Budget for remaining seven: $2,800 total. We’ll make it work.

The Father-Daughter Reality

Emma doesn’t care that we’re in the cheap seats. She cares that:

  • We rate stadium hot dogs together
  • She gets a pin from every stadium for her backpack
  • We always keep score on paper (she’s learning math without realizing)
  • I let her pick walk-up music for imaginary at-bats

She’s learned geography (“Dad, Pittsburgh is in Pennsylvania, not Ohio”), budgeting (she helps find hotel deals), and patience (rain delays build character).

What This Really Costs vs. What People Think

My coworker took his family to Disney World for a week: $7,000 We’ve seen 23 MLB stadiums across America: $10,847

His kid met a college student in a mouse costume. My kid has:

  • Caught a foul ball at Busch Stadium
  • High-fived the Phillie Phanatic
  • Seen Mike Trout hit a home run
  • Learned that Cincinnati has the best ballpark food (I’m not biased, it’s fact)

The Spreadsheet Breakdown

Average per stadium trip (two people):

  • Gas/Flights: $180
  • Hotels (1-2 nights): $110
  • Tickets: $22
  • Food: $60
  • Parking/Transit: $20
  • Souvenirs (Emma’s pins): $15
  • Total: ~$407

Multiply by 30 stadiums = $12,210

We’ll come in around $13,600 because Fenway and Wrigley hurt the wallet, but still. That’s a very used car. Or 30 incredible memories with my daughter.

The Secret Benefits

Emma can name every MLB team and their city. Her geography teacher is impressed.

She understands budgeting better than most adults. “Dad, if we camp instead of a hotel, can we get better seats?” Yes, kid. Yes.

She’s seen America. Not just stadiums but the drives between them. The World’s Largest Truck Stop in Iowa. Wall Drug in South Dakota. The arch in St. Louis at sunset.

The Truth

Some nights we’re eating gas station sandwiches in a Motel 6 outside Kansas City. Some mornings we’re driving six hours to make a day game. Emma’s missed a few days of school for “educational travel” (seeing America is educational, fight me).

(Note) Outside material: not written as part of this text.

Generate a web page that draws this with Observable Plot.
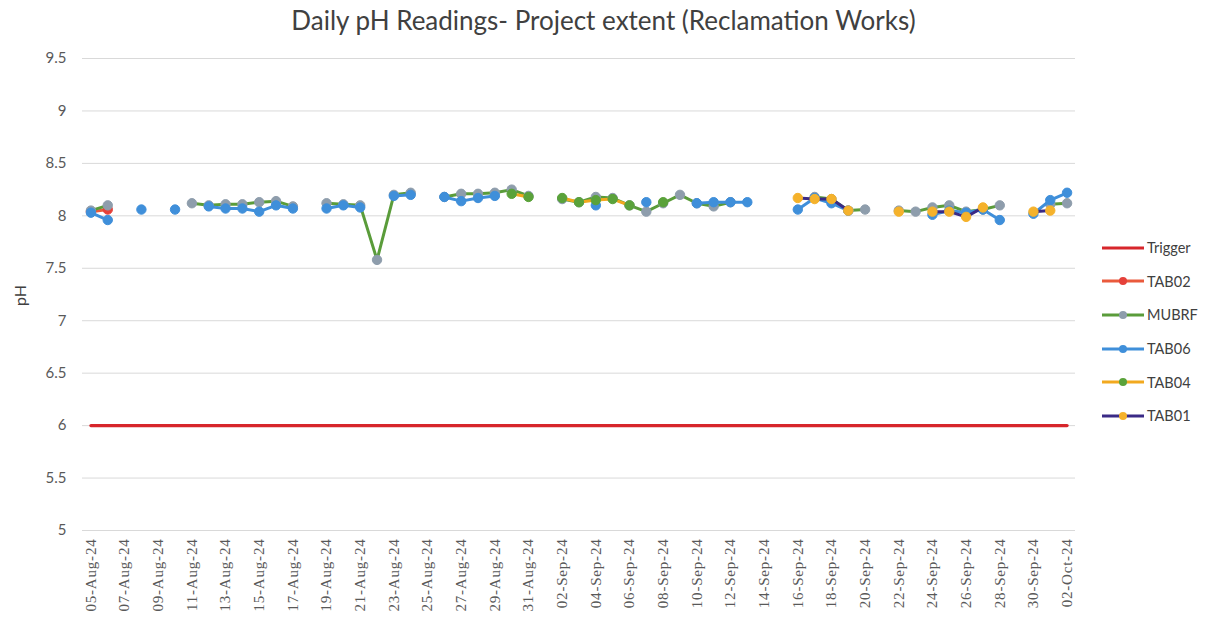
<!DOCTYPE html>
<html><head><meta charset="utf-8">
<script src="https://cdn.jsdelivr.net/npm/d3@7"></script>
<script src="https://cdn.jsdelivr.net/npm/@observablehq/plot@0.6"></script>
<style>
body{margin:0;background:#fff;font-family:Lato,"Open Sans",sans-serif;}
#wrap{position:relative;width:1207px;height:620px;overflow:hidden;}
#title{height:40px;line-height:40px;text-align:center;font-size:26px;color:#404040;white-space:nowrap;}
#ylabel{position:absolute;left:4px;top:286px;width:30px;text-align:center;font-size:16px;color:#404040;transform:rotate(-90deg);}
#legend{position:absolute;left:1102px;top:231px;}
.item{display:flex;align-items:center;height:33.6px;font-size:14.5px;color:#404040;}
.item svg{margin-right:3px;}
</style></head><body>
<div id="wrap">
<div id="title">Daily pH Readings- Project extent (Reclamation Works)</div>
<div id="chart"></div>
<div id="ylabel">pH</div>
<div id="legend"></div>
</div>
<script>
const dates = ["05-Aug-24","06-Aug-24","07-Aug-24","08-Aug-24","09-Aug-24","10-Aug-24","11-Aug-24","12-Aug-24","13-Aug-24","14-Aug-24","15-Aug-24","16-Aug-24","17-Aug-24","18-Aug-24","19-Aug-24","20-Aug-24","21-Aug-24","22-Aug-24","23-Aug-24","24-Aug-24","25-Aug-24","26-Aug-24","27-Aug-24","28-Aug-24","29-Aug-24","30-Aug-24","31-Aug-24","01-Sep-24","02-Sep-24","03-Sep-24","04-Sep-24","05-Sep-24","06-Sep-24","07-Sep-24","08-Sep-24","09-Sep-24","10-Sep-24","11-Sep-24","12-Sep-24","13-Sep-24","14-Sep-24","15-Sep-24","16-Sep-24","17-Sep-24","18-Sep-24","19-Sep-24","20-Sep-24","21-Sep-24","22-Sep-24","23-Sep-24","24-Sep-24","25-Sep-24","26-Sep-24","27-Sep-24","28-Sep-24","29-Sep-24","30-Sep-24","01-Oct-24","02-Oct-24"];
const xTickLabels = ["05-Aug-24","07-Aug-24","09-Aug-24","11-Aug-24","13-Aug-24","15-Aug-24","17-Aug-24","19-Aug-24","21-Aug-24","23-Aug-24","25-Aug-24","27-Aug-24","29-Aug-24","31-Aug-24","02-Sep-24","04-Sep-24","06-Sep-24","08-Sep-24","10-Sep-24","12-Sep-24","14-Sep-24","16-Sep-24","18-Sep-24","20-Sep-24","22-Sep-24","24-Sep-24","26-Sep-24","28-Sep-24","30-Sep-24","02-Oct-24"];
const yTickValues = [5, 5.5, 6, 6.5, 7, 7.5, 8, 8.5, 9, 9.5];
const triggerLevel = 6;
//               Aug05 06    07    08    09    10    11    12    13    14    15    16    17    18    19    20    21    22    23    24    25    26    27    28    29    30    31   Sep01  02    03    04    05    06    07    08    09    10    11    12    13    14    15    16    17    18    19    20    21    22    23    24    25    26    27    28    29    30   Oct01  02
const TAB02 = [8.04, 8.06, null, null, null, null, null, null, null, null, null, null, null, null, null, null, null, null, null, null, null, null, null, null, null, null, null, null, null, null, null, null, null, null, null, null, null, null, null, null, null, null, null, null, null, null, null, null, null, null, null, null, null, null, null, null, null, null, null];
const MUBRF = [8.05, 8.10, null, null, null, null, 8.12, 8.10, 8.11, 8.11, 8.13, 8.14, 8.09, null, 8.12, 8.11, 8.10, 7.58, 8.20, 8.22, null, 8.18, 8.21, 8.21, 8.22, 8.25, 8.19, null, 8.16, 8.13, 8.18, 8.17, 8.10, 8.04, 8.12, 8.20, 8.12, 8.09, 8.13, null, null, null, null, 8.18, 8.16, 8.05, 8.06, null, 8.05, 8.04, 8.08, 8.10, 8.04, 8.06, 8.10, null, null, 8.11, 8.12];
const TAB06 = [8.03, 7.96, null, 8.06, null, 8.06, null, 8.09, 8.07, 8.07, 8.04, 8.10, 8.07, null, 8.07, 8.10, 8.08, null, 8.19, 8.20, null, 8.18, 8.14, 8.17, 8.19, null, null, null, null, null, 8.10, null, null, 8.13, null, null, 8.12, 8.13, 8.13, 8.13, null, null, 8.06, 8.17, 8.12, 8.05, null, null, null, null, 8.01, 8.05, 8.03, 8.06, 7.96, null, 8.02, 8.15, 8.22];
const TAB04 = [null, null, null, null, null, null, null, null, null, null, null, null, null, null, null, null, null, null, null, null, null, null, null, null, null, 8.21, 8.18, null, 8.17, 8.13, 8.15, 8.16, 8.10, null, 8.13, null, null, null, null, null, null, null, null, null, null, null, null, null, null, null, null, null, null, null, null, null, null, null, null];
const TAB01 = [null, null, null, null, null, null, null, null, null, null, null, null, null, null, null, null, null, null, null, null, null, null, null, null, null, null, null, null, null, null, null, null, null, null, null, null, null, null, null, null, null, null, 8.17, 8.16, 8.16, 8.05, null, null, 8.04, null, 8.04, 8.04, 7.99, 8.08, null, null, 8.04, 8.05, null];

const series = [
  {name: "TAB02", values: TAB02, line: "#EA5A3C", marker: "#E5413A"},
  {name: "MUBRF", values: MUBRF, line: "#5A9C3A", marker: "#8E9DAC"},
  {name: "TAB06", values: TAB06, line: "#3F8FDA", marker: "#3F8FDA"},
  {name: "TAB04", values: TAB04, line: "#F2A91F", marker: "#5AA23A"},
  {name: "TAB01", values: TAB01, line: "#3A2A86", marker: "#F5B22B"}
];
const triggerColor = "#D7262B";

const triggerRows = dates.map(d => ({date: d, value: triggerLevel}));
const marks = [
  Plot.gridY(yTickValues, {stroke: "#d9d9d9", strokeOpacity: 1, strokeWidth: 1}),
  Plot.axisY(yTickValues, {tickSize: 0, tickPadding: 16, fontSize: 15, fill: "#595959", label: null, tickFormat: d => String(d), fontFamily: "Lato, 'Open Sans', sans-serif"}),
  Plot.axisX(xTickLabels, {tickSize: 0, tickPadding: 8, tickRotate: -90, fontSize: 15, fill: "#595959", label: null, fontFamily: "'Liberation Serif', serif"}),
  Plot.line(triggerRows, {x: "date", y: "value", stroke: triggerColor, strokeWidth: 3.2})
];
for (const s of series) {
  const rows = dates.map((d, i) => ({date: d, value: s.values[i]}));
  marks.push(Plot.line(rows, {x: "date", y: "value", stroke: s.line, strokeWidth: 3}));
  marks.push(Plot.dot(rows.filter(r => r.value != null), {x: "date", y: "value", r: 4.7, fill: s.marker, stroke: s.marker, strokeWidth: 1}));
}

const chart = Plot.plot({
  width: 1207,
  height: 580,
  marginLeft: 82,
  marginRight: 132,
  marginTop: 18,
  marginBottom: 90,
  style: {background: "#fff", overflow: "visible"},
  x: {type: "point", domain: dates, padding: 0.5},
  y: {domain: [5, 9.5]},
  marks
});
document.getElementById("chart").appendChild(chart);
d3.select(chart).selectAll("[aria-label='x-axis tick label'] text").attr("letter-spacing", "0.8px");

const legend = document.getElementById("legend");
const legendItems = [{name: "Trigger", line: triggerColor, marker: null}, ...series];
for (const it of legendItems) {
  const div = document.createElement("div");
  div.className = "item";
  const ns = "http://www.w3.org/2000/svg";
  const sv = document.createElementNS(ns, "svg");
  sv.setAttribute("width", 42); sv.setAttribute("height", 12);
  const ln = document.createElementNS(ns, "line");
  ln.setAttribute("x1", 0); ln.setAttribute("x2", 42); ln.setAttribute("y1", 6); ln.setAttribute("y2", 6);
  ln.setAttribute("stroke", it.line); ln.setAttribute("stroke-width", 3);
  sv.appendChild(ln);
  if (it.marker) {
    const c = document.createElementNS(ns, "circle");
    c.setAttribute("cx", 21); c.setAttribute("cy", 6); c.setAttribute("r", 4); c.setAttribute("fill", it.marker);
    sv.appendChild(c);
  }
  div.appendChild(sv);
  const t = document.createElement("span");
  t.textContent = it.name;
  div.appendChild(t);
  legend.appendChild(div);
}
</script>
</body></html>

But when she talks about the time we saw a walk-off grand slam in Detroit, or when the Cardinals mascot stole my hat, or when we got rained out in Chicago but spent four hours in the Cubs museum instead – those stories are worth more than money.

The Cincinnati Reality

We still go to 15-20 Reds games a year. Great American Ball Park is home. Emma knows the ushers by name. We sit in Section 509 (cheap seats, great view) and keep score every game. She bleeds red like her old man.

But seeing other stadiums makes you appreciate your own. GABP might not have the history of Fenway or the views of PNC, but it’s ours. Emma ranks it #3 overall (behind PNC and Petco, ahead of Wrigley which she says “smells weird”).

The End Goal

Seven stadiums of the MLB Tour left. Emma will be 13 when we finish. She’s already planning our “victory lap” – seeing a Reds playoff game at GABP. (I don’t have the heart to tell her about our bullpen’s track record.)

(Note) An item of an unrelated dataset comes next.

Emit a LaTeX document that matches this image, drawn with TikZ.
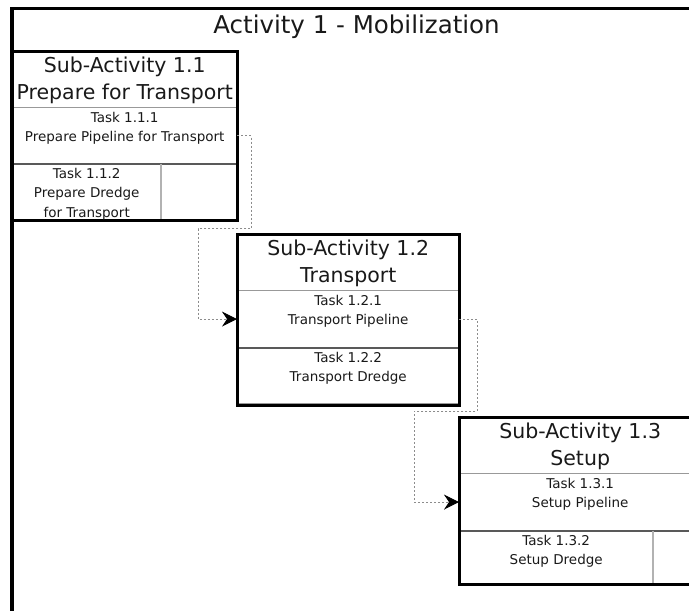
\documentclass[tikz,border=0pt]{standalone}
\usepackage{fontspec}
\setmainfont{DejaVu Sans}
\usetikzlibrary{arrows.meta}
\newcommand\mobtitle{\fontsize{24.5}{29}\selectfont}
\newcommand\mobhead{\fontsize{20.5}{27}\selectfont}
\newcommand\mobtask{\fontsize{13.5}{19.3}\selectfont}
\begin{document}
\begin{tikzpicture}[x=1pt,y=-1pt,
  panel/.style={draw=black, line width=3.5pt},
  subbox/.style={rectangle, inner sep=0pt, anchor=north west},
  cell/.style={rectangle, inner sep=0pt, anchor=north west},
  boxedge/.style={draw=black, line width=3pt},
  titletext/.style={font=\mobtitle, text=black!90, inner sep=0pt, anchor=north},
  headtext/.style={font=\mobhead, text=black!90, align=center, inner sep=0pt, anchor=north},
  tasktext/.style={font=\mobtask, text=black!90, align=center, inner sep=0pt, anchor=north},
  headsep/.style={draw=black!40, line width=1.4pt},
  tasksep/.style={draw=black!65, line width=1.4pt},
  divider/.style={draw=black!30, line width=2pt},
  flow/.style={draw=black!45, line width=0.9pt, dash pattern=on 2pt off 2pt,
    -{Stealth[length=15pt, width=15pt, inset=5pt, color=black]}},
]
\useasboundingbox (0,0) rectangle (689,611);

% the page's right edge, where the activity frame and the last box run off
\coordinate (pageedge) at (689,0);

% activity frame (open to the right and below) and title
\coordinate (actnw) at (12,8.5);
\draw[panel] (actnw) ++(0,602.5) |- (pageedge |- actnw);
\node[titletext] (acttitle) at ([yshift=-6pt]actnw -| 356.5,0) {Activity 1 - Mobilization};

% sub-activity 1.1
\node[subbox, minimum width=225pt, minimum height=169pt] (s1) at (12,51) {};
\node[cell, minimum width=225pt, minimum height=56pt] (h1) at (s1.north west) {};
\node[cell, minimum width=225pt, minimum height=56pt] (t111) at (h1.south west) {};
\node[cell, minimum width=149pt, minimum height=57pt] (t112) at (t111.south west) {};
\draw[headsep] (h1.south west) -- (h1.south east);
\draw[tasksep] (t111.south west) -- (t111.south east);
\draw[divider] (t112.north east) -- (t112.south east);
\draw[boxedge] (s1.north west) rectangle (s1.south east);
\node[headtext] (h1txt) at ([yshift=-5.4pt]h1.north) {Sub-Activity 1.1\\Prepare for Transport};
\node[tasktext] (t111txt) at ([yshift=-4.4pt]t111.north) {Task 1.1.1\\Prepare Pipeline for Transport};
\node[tasktext] (t112txt) at ([yshift=-4.4pt]t112.north) {Task 1.1.2\\Prepare Dredge\\for Transport};

% sub-activity 1.2
\node[subbox, minimum width=222pt, minimum height=171pt] (s2) at (237,234) {};
\node[cell, minimum width=222pt, minimum height=56pt] (h2) at (s2.north west) {};
\node[cell, minimum width=222pt, minimum height=57pt] (t121) at (h2.south west) {};
\node[cell, minimum width=222pt, minimum height=55pt] (t122) at (t121.south west) {};
\draw[headsep] (h2.south west) -- (h2.south east);
\draw[tasksep] (t121.south west) -- (t121.south east);
\draw[headsep] (t122.south west) -- (t122.south east);
\draw[boxedge] (s2.north west) rectangle (s2.south east);
\node[headtext] (h2txt) at ([yshift=-5.4pt]h2.north) {Sub-Activity 1.2\\Transport};
\node[tasktext] (t121txt) at ([yshift=-4.4pt]t121.north) {Task 1.2.1\\Transport Pipeline};
\node[tasktext] (t122txt) at ([yshift=-4.4pt]t122.north) {Task 1.2.2\\Transport Dredge};

% sub-activity 1.3 (runs off the right edge)
\node[subbox, minimum width=242pt, minimum height=167pt] (s3) at (459,417) {};
\node[cell, minimum width=242pt, minimum height=56pt] (h3) at (s3.north west) {};
\node[cell, minimum width=242pt, minimum height=57pt] (t131) at (h3.south west) {};
\node[cell, minimum width=194pt, minimum height=54pt] (t132) at (t131.south west) {};
\draw[headsep] (h3.south west) -- (h3.south west -| pageedge);
\draw[tasksep] (t131.south west) -- (t131.south west -| pageedge);
\draw[divider] (t132.north east) -- (t132.south east);
\draw[boxedge] (s3.north west -| pageedge) -- (s3.north west) -- (s3.south west) -- (s3.south west -| pageedge);
\node[headtext] (h3txt) at ([yshift=-5.4pt]h3.north) {Sub-Activity 1.3\\Setup};
\node[tasktext] (t131txt) at ([yshift=-4.4pt]t131.north) {Task 1.3.1\\Setup Pipeline};
\node[tasktext] (t132txt) at ([yshift=-4.4pt]t132.north) {Task 1.3.2\\Setup Dredge};

% sequence links between tasks
\draw[flow] (t111.east) -- ++(14,0) -- ++(0,93) -- ++(-53,0) |- (t121.west);
\draw[flow] (t121.east) -- ++(18,0) -- ++(0,92) -- ++(-63,0) |- (t131.west);
\end{tikzpicture}
\end{document}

Total cost when done: Under $14,000 Total miles driven/flown: ~25,000 Total games seen together: 30 (plus our regular Reds games) Total memories: Priceless (I know it’s cheesy but it’s true)

What I’d Do Different

Start touring the MLB Stadiums earlier. Emma was too young for some early trips to remember clearly.

Document more. She journals, I spreadsheet, but I wish we had more photos together.

Skip the souvenirs except pins. We don’t need 30 mini bats.

The Advice

Pick a goal with your kid. Doesn’t have to be stadiums. Could be national parks, or museums, or the world’s largest whatever. Just pick something.

Make it about the journey. The best conversations happen in Hour 4 of a drive through Indiana.

Don’t wait for perfect. We’re not rich. We’re not even middle class by coastal standards. But we’re doing it anyway.

Cincinnati to everywhere and back. 30 stadiums. One dad, one daughter, and a 2014 Honda Accord with 200,000 miles and a “My Kid Beat Up Your Honor Student” sticker Emma put on as a joke.

That’s our story. What’s yours going to be?

P.S. – Emma wants everyone to know that Reds fans are the best fans and Joey Votto should be in the Hall of Fame. That’s my girl.